At first sight Pasto has the aspect of a mighty mart of trade. Every street is lined from suburb to suburb by the wide-open doorways of shallow shops crammed with wares incessantly duplicated. To all appearances, there are more sellers than buyers. Pride in hidalgo blood, however diluted, is evidently so widespread that no one works who can in any way avoid it, all preferring to sit behind a counter in the hope of selling ten cents’ worth of something a day to earning as many dollars in some productive labor at the risk of soiling their fingers. Most numerous are the food-shops, run chiefly by women, who find ample time between clients to do their housekeeping in a Colombian way. An inventory of one display, sloping from sidewalk to ceiling, is a description of all. Large, irregular bricks of salt, pinkish in color, and rectangular blocks of the muddy-brown first-product of the sugar-cane, form the basis of every heap. Next in order are cones of half-refined sugar, a variety of home-made sweets, long slabs of yellow soap from which is cut whatever amount the purchaser desires; baskets of small potatoes, of shelled corn, and quinoa. Then there are oranges and bananas of several varieties, plantains, mangoes, strings of onions, heaps of one, two, and four-cent loaves of wheat bread, or pan de queso,—a mixture of flour and grated cheese—the largest of which barely attains the size of a respectable American biscuit. An abundance of canned goods, largely from the United States, invariably forms the top of the pyramid. These imported wares seem to have little sale among the natives, being kept in stock apparently in the fond hope of the arrival of stray gringos exuding wealth at every pore. To the townsmen, indeed, the prices are almost prohibitive. A can of “salmon,” filled with pale and ancient carp and deteriorated coloring matter, cost 65 cents; a five-cent box of American crackers was valued at 36 cents! “Tabacos,” as the black stogie of local make and consumption is called, a few iron-heavy cups and saucers, odds and ends of gaudy dishes, and small edibles and trinkets, fill in the interstices of every display.

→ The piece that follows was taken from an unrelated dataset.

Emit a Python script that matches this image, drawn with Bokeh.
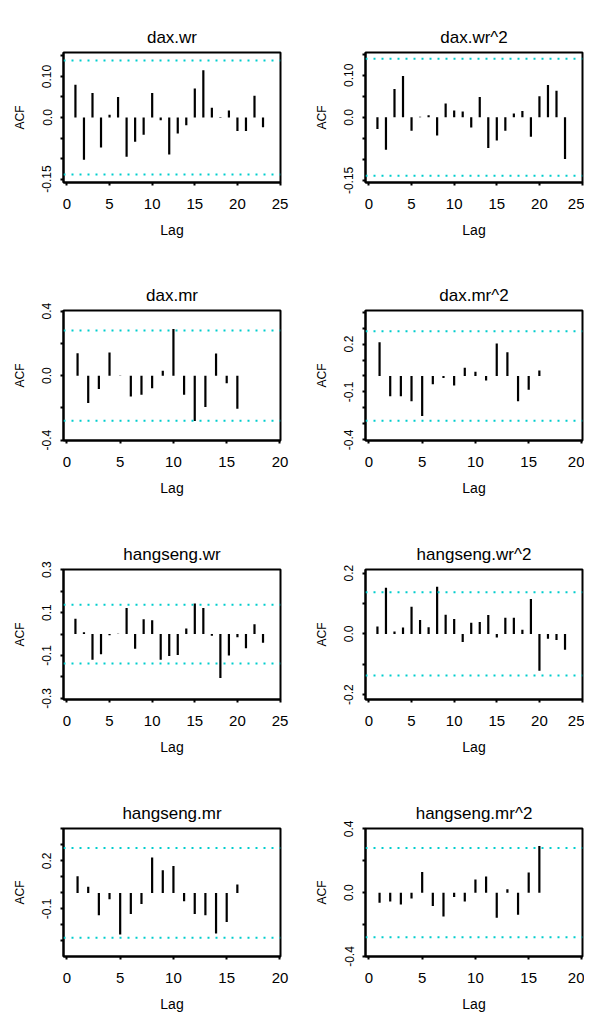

Almost as numerous are the hawkers of strong drink, likewise women, who fall back upon their sewing between customers. Competition is livelier in this line, and prices correspondingly lower. A bottle of Milwaukee beer sold at 40 cents. Countless cloth-shops, with bolts of cheap grade and of every color of the rainbow piled high in the doorways; boticas, or dingy little drug-stores of breath-taking prices; and establishments offering everything that can by any stretch of the imagination be rated hardware, appear to be the chief male pastimes. Like so many towns of the Andes, Pasto does not seem to indulge in any form of intellectual recreation; unless the art of conversation, so diligently practiced, can be rated such. There is not a bookstore in town. In a few shops are piled, among other wares, stacks of religious volumes and Catholic propaganda, including school-books dealing chiefly with the lives of the saints; but nothing more. It is a “changeless” town. There were once plenty of medios and, earlier still, cuartillos, we were informed; but these small pieces had all been given in alms to the Church. The smallest coin still in circulation is the real—the word centavo disappears at the department boundary. He who buys a lump of sugar or a salt rock must take home a needle, an onion, or a banana in change. At the post-office, where the real is accepted at something less than in the public markets, the purchaser may take his change in stamps, though the pastuso custom seems to be to give it to the clerk as a “tip.”

High as it lies, Pasto is but two days muleback from the great montaña, the hot lands and the beginning of the Amazon system. Just out beyond the cold mountain lakes of La Laguna comes a quick descent to Caquetá and the great jungles of eastern South America. Hence we saw in the streets of Pasto not merely the now familiar “civilized” Indian of the highlands, plodding behind his no more stolid bulls laden with the produce of his chacras, but also no small number of “wild men” from the wilderness. These have a free, happy, independent air, in marked contrast to the manner of the dismal mountain Indian; none of the cautious, laborious, canny attitude toward life of those subject to the environment of high altitudes. They appear to hold the domesticated Indian in great scorn, and mix far more freely with the other classes of the population. Dressed in what could easily be mistaken for the running pants of an athlete, their marvelously developed bronzed legs are bare in any weather. A light ruana covers their shoulders. A few wear a gray wool skullcap; most of them only their matted, thick, black hair, cut short across the neck in “Dutch doll” fashion. There were always several women in each group, but one must look sharply to make sure of the sex, dressed identically like their male companions, bare legs, hair-cut, and all.